- The request
Without the pictures, extract every line from the start of the material to the line containing "const FONT = 'DejaVu Sans';", both ends included.

- Information shown
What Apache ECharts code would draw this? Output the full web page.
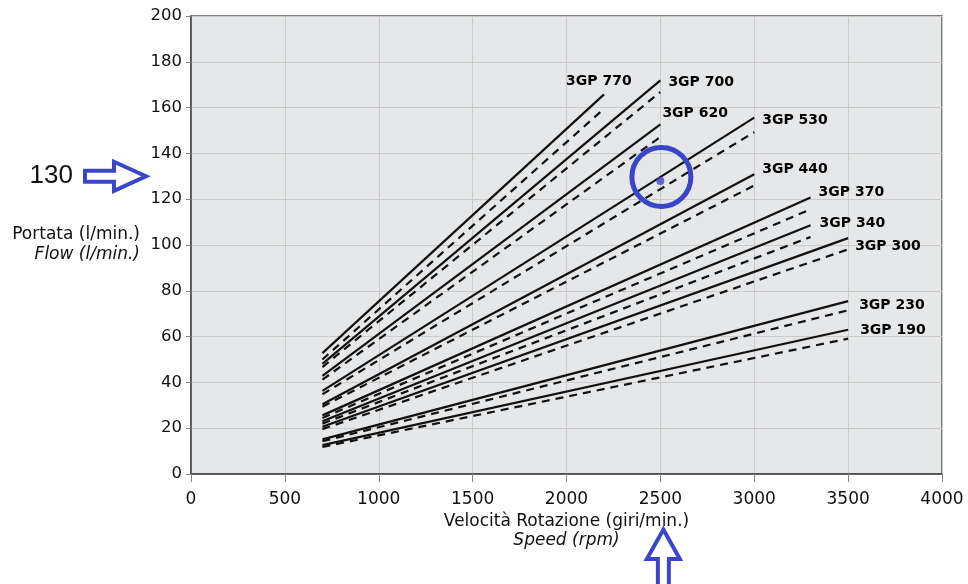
<!DOCTYPE html>
<html>
<head>
<meta charset="utf-8">
<script src="https://cdn.jsdelivr.net/npm/echarts@6/dist/echarts.min.js"></script>
<style>
html,body{margin:0;padding:0;background:#fff;}
#c{width:968px;height:584px;}
</style>
</head>
<body>
<div id="c"></div>
<script>
// ---- data ----
const models = ['3GP 190','3GP 230','3GP 300','3GP 340','3GP 370','3GP 440','3GP 530','3GP 620','3GP 700','3GP 770'];
const rpmStart = [700,700,700,700,700,700,700,700,700,700];
const rpmEnd   = [3500,3500,3500,3300,3300,3000,3000,2500,2500,2200];
const solidStart = [12.6,15.1,20.6,23.0,25.6,30.5,36.3,42.8,48.1,52.8];
const solidEnd   = [63.0,75.5,103.0,108.6,120.7,130.9,155.6,152.7,171.9,165.8];
const dashStart  = [11.8,14.3,19.6,22.0,24.5,29.4,34.8,41.2,46.7,50.0];
const dashEnd    = [59.1,71.5,98.1,103.5,115.6,126.0,149.3,147.2,166.8,159.5];
const markedPoint = [2500,128];
const markedFlowLabel = '130';

// ---- style ----
const labelOffset = [[12,1],[11,4],[7,8],[9,-2],[8,-5],[8,-5],[8,3],[2,-11],[8,2],[-38,-13]];
const BLUE = '#3b45c9';
const TXT = '#111';
const FONT = 'DejaVu Sans';

const chart = echarts.init(document.getElementById('c'), null, {renderer:'canvas'});
const series = [];
models.forEach((m,i)=>{
  series.push({
    type:'line', name:m+' a', symbol:'none', silent:true, animation:false,
    data:[[rpmStart[i],solidStart[i]],[rpmEnd[i],solidEnd[i]]],
    lineStyle:{color:'#111',width:2.2,type:'solid'}
  });
  series.push({
    type:'line', name:m+' b', symbol:'none', silent:true, animation:false,
    data:[[rpmStart[i],dashStart[i]],[rpmEnd[i],dashEnd[i]]],
    lineStyle:{color:'#111',width:2.2,type:[8,6]}
  });
});
series.push({
  type:'scatter', symbolSize:0, silent:true, animation:false, z:5,
  itemStyle:{color:'#000',opacity:1},
  data: models.map((m,i)=>({
    value:[rpmEnd[i],solidEnd[i]],
    label:{show:true, position:'right', distance:0, offset:labelOffset[i], formatter:m,
      fontFamily:FONT, fontWeight:'bold', fontSize:14, color:'#000', opacity:1, align:'left', verticalAlign:'middle'}
  }))
});
series.push({
  type:'scatter', symbolSize:8, silent:true, animation:false, z:10,
  itemStyle:{color:BLUE},
  data:[markedPoint]
});

chart.setOption({
  animation:false,
  grid:{left:191,top:16,right:26,bottom:110,show:true,backgroundColor:'#e6e7e9',borderColor:'#555',borderWidth:1.5},
  xAxis:{
    type:'value', min:0, max:4000, interval:500,
    name:'{a|Velocità Rotazione (giri/min.)}\n{b|Speed (rpm)}',
    nameLocation:'middle', nameGap:36,
    nameTextStyle:{rich:{
      a:{fontFamily:FONT,fontSize:17,color:TXT,lineHeight:19,align:'center'},
      b:{fontFamily:FONT,fontSize:17,fontStyle:'italic',color:TXT,lineHeight:19,align:'center'}
    }},
    axisLine:{show:true,lineStyle:{color:'#444',width:1.5}},
    axisTick:{show:true,length:8,lineStyle:{color:'#888'}},
    axisLabel:{fontFamily:FONT,fontSize:17,color:TXT,margin:17,formatter:v=>String(v)},
    splitLine:{show:true,lineStyle:{color:'#cbcbcb',width:1}}
  },
  yAxis:{
    type:'value', min:0, max:200, interval:20,
    name:'{a|Portata (l/min.)}\n{b|Flow (l/min.)}',
    nameLocation:'middle', nameGap:51, nameRotate:0,
    nameTextStyle:{align:'right',rich:{
      a:{fontFamily:FONT,fontSize:17,color:TXT,lineHeight:20,align:'right'},
      b:{fontFamily:FONT,fontSize:17,fontStyle:'italic',color:TXT,lineHeight:20,align:'right'}
    }},
    axisLine:{show:true,lineStyle:{color:'#444',width:1.5}},
    axisTick:{show:true,length:5,lineStyle:{color:'#888'}},
    axisLabel:{fontFamily:FONT,fontSize:16.5,color:TXT,margin:9},
    splitLine:{show:true,lineStyle:{color:'#cbcbcb',width:1}}
  },
  series:series
});

// annotations positioned from the axes
const p = chart.convertToPixel({gridIndex:0}, markedPoint);
const y130 = chart.convertToPixel({gridIndex:0}, [0, Number(markedFlowLabel)])[1];
const tipX = 146, tailX = 85, headX = 114;
const ax = p[0] + 3, tipY = 529.5;
chart.setOption({
  graphic:[
    {type:'text', x:73, y:y130, style:{text:markedFlowLabel, font:'26px "Liberation Sans"', fill:'#111', align:'right', verticalAlign:'middle'}},
    {type:'polygon', shape:{points:[[tipX,y130],[headX,y130-14.5],[headX,y130-5.5],[tailX,y130-5.5],[tailX,y130+5.5],[headX,y130+5.5],[headX,y130+14.5]]},
      style:{fill:'#fff',stroke:BLUE,lineWidth:4,lineJoin:'miter'}},
    {type:'polygon', shape:{points:[[ax,tipY],[ax+16.5,559],[ax+5.5,559],[ax+5.5,595],[ax-5.5,595],[ax-5.5,559],[ax-16.5,559]]},
      style:{fill:'#fff',stroke:BLUE,lineWidth:4,lineJoin:'miter'}},
    {type:'circle', shape:{cx:p[0]+1, cy:p[1]-4, r:29.5}, style:{fill:'none',stroke:BLUE,lineWidth:5}, z:100}
  ]
});
</script>
</body>
</html>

- Correct response
What Apache ECharts code would draw this? Output the full web page.
<!DOCTYPE html>
<html>
<head>
<meta charset="utf-8">
<script src="https://cdn.jsdelivr.net/npm/echarts@6/dist/echarts.min.js"></script>
<style>
html,body{margin:0;padding:0;background:#fff;}
#c{width:968px;height:584px;}
</style>
</head>
<body>
<div id="c"></div>
<script>
// ---- data ----
const models = ['3GP 190','3GP 230','3GP 300','3GP 340','3GP 370','3GP 440','3GP 530','3GP 620','3GP 700','3GP 770'];
const rpmStart = [700,700,700,700,700,700,700,700,700,700];
const rpmEnd   = [3500,3500,3500,3300,3300,3000,3000,2500,2500,2200];
const solidStart = [12.6,15.1,20.6,23.0,25.6,30.5,36.3,42.8,48.1,52.8];
const solidEnd   = [63.0,75.5,103.0,108.6,120.7,130.9,155.6,152.7,171.9,165.8];
const dashStart  = [11.8,14.3,19.6,22.0,24.5,29.4,34.8,41.2,46.7,50.0];
const dashEnd    = [59.1,71.5,98.1,103.5,115.6,126.0,149.3,147.2,166.8,159.5];
const markedPoint = [2500,128];
const markedFlowLabel = '130';

// ---- style ----
const labelOffset = [[12,1],[11,4],[7,8],[9,-2],[8,-5],[8,-5],[8,3],[2,-11],[8,2],[-38,-13]];
const BLUE = '#3b45c9';
const TXT = '#111';
const FONT = 'DejaVu Sans';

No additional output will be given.